Was ist, philosophisch betrachtet, eine Ideologie? Eine logische Erzählung. Die Genesis ist eine kontingente Erzählung (so war es!), der dialektische Materialismus ist eine logische Erzählung (so ist es!). Ne erzählt von Ereignissen und Akteuren, Te von Sachzwängen und Strukturen.

Hegel, Marx, Lenin waren alle INTJs (Te aux): sie dachten extravertiert und wurden nicht von der Liebe zur Weisheit, sondern vom Willen, die Welt zu erklären, angetrieben. Hegel hatte wohl noch den Willen, die Welt zu verstehen, so wie Nietzsche, Sartre, und all die anderen Fi-user unter den INTJs. Marx und Lenin aber: nein, wozu verstehen, wenn man gleich erklären kann!

Wundersamerweise geht bei Hegel alles im Absoluten auf. Es ist ein den Ideen selbst äußerliches Ordnen, das deshalb willkürlich ist. Ideen haben ihre innere Ordnung. Das wusste Kant, das verkannte Hegel.

Der christliche Glaube wird bei Hegel zu einem Moment des absoluten Idealismus. Hegel greift Ideen, Stoff der Intuition, auf, und ordnet sie so, dass sie in ein widerspruchsfreies Ganzes passen. Aber sind diese Ideen auch jeweils in sich richtig? Wer fragt sich das schon? Etwa ein Proklos? Ein Thomas von Aquin? Ein Ken Wilber?

Wissen ist Macht. Nichts ist verführerischer für intuitive Denker als der Gedanke, alles zu wissen. Das absolute Wissen heißt auch das Schlusskapitel von Hegels brillantem Te-Meisterwerk, der Phänomenologie des Geistes. Doch gleich mein erster Eindruck war: Hegel weiß also alles, und ich stehe wieder vor dem Nichts.

Wenn die Welt so erklärt wird, dass alles in ein großes Ganzes passt, kann man sie mit Gott erklären, aber auch ohne. Und da hat Hegel (INTJ = ENTP shadow) Schattenarbeit geleistet: der absolute Idealismus schlägt in seinem Erklärbärwerk unvermittelt in einen absoluten Positivismus der Weltimmanenz um.

Back to Atheism I: Fuck Ne

 

 

 

Wie heißt die meistbenutzte Suchmaschine auf der Welt, dies- und jenseits des Internets?
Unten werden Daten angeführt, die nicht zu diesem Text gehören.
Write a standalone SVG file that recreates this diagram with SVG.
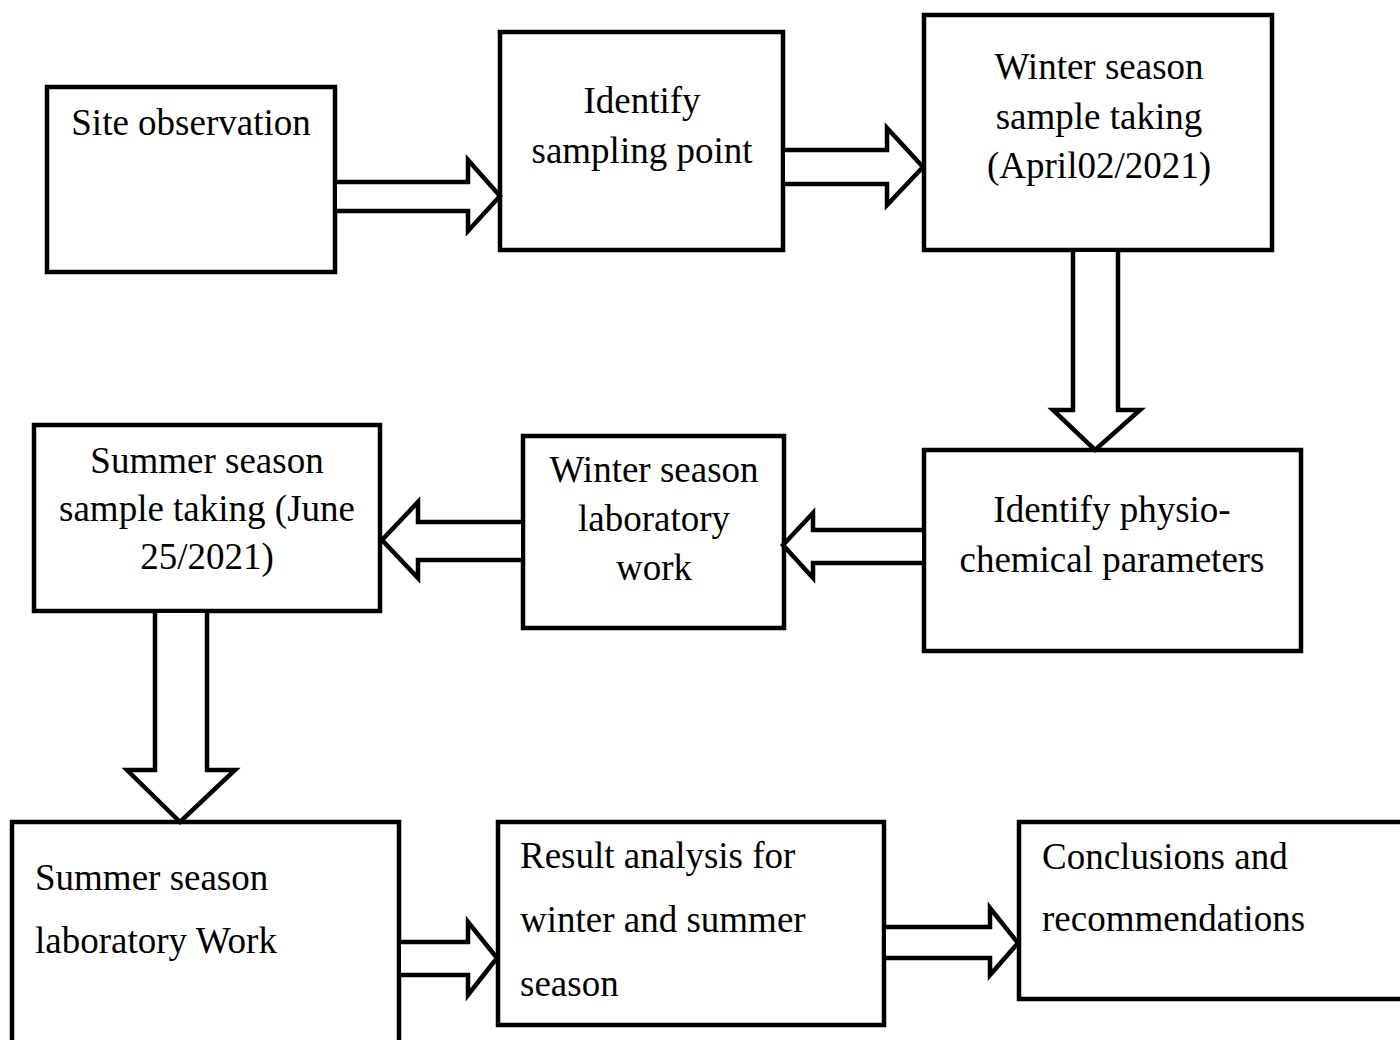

Extravertierte Intuition (Ne). Extravertierte Sinnlichkeit empfängt, introvertierte Sinnlichkeit sammelt (und ordnet?*) Sinnesdaten. Extravertierte Intuition sucht nach Zusammenhängen, wild, chaotisch, wie sie kommen, das Neue und Sensationelle wird bevorzugt. Ne ist der Staubsauger für Verschwörungstheorien.

Es gibt viele mögliche Erklärungen dafür, wie die Welt entstanden ist. Die Interessanteren gehen von einem Schöpfer aus. Intentionalität ist spannend, weil voluntaristisch, unvorhersehbar, überraschungsschwanger. Dharma ist für Denker. Die Intuition ahnt, dass da noch mehr dahinter steckt. Ne-user leben in Outer Limits, der unbekannten Dimension.

Was bloß möglich ist, ist für Ne bereits so gut wie wirklich, wenn es interessant ist. Ich glaube, weil es absurd ist, ist das Credo der Ne-user.

Warum Fragen stellen, wenn man Vermutungen anstellen kann? Alan Watts, ENFP (Ne dom), sagt, stellt euch vor, ihr alle seid Gott. Ihr habt unzählige Leben gelebt, und nun lebt ihr dieses. Und ihr selbst habt vorher entschieden, es so zu leben, dass ihr nicht wisst, dass ihr Gott seid. Stellt euch vor bedeutet für Ne-user: es ist so. Es sei denn, du stellst dir etwas noch Unglaublicheres vor.

Warum verstehen, wenn man vertrauen kann? Kierkegaard, most INFP philosopher ever (Ne aux), hält den Sprung von den Klippen der Ungewissheit ins Gottvertrauen für den entscheidenden Schritt. Darum geht es im Leben. Man muss es nur fühlen. Ich als intuitiver Denker fühle mich aber nur verarscht.

Doch zum Glück haben wir den Teufel, ENTP (Ne dom). Ja, alles ist möglich, sagt er, auch dass Gott böse ist. Oder dass es keinen Gott gibt. Aber wie kommt er darauf, zu denken? Mit Ti aux (introvertiertes Denken als zweite Funktion). Kant (Ti dom, Ne aux) stellt als INTP fest, dass auf Glauben grundsätzlich keine Weltanschauung gegründet werden kann. Glauben ist nicht wissen, weiß der Ti-user. Der Ne-user ohne Ti weiß es nicht.


*Meine Vermutung ist, dass eher die Denkfunktionen die Daten ordnen.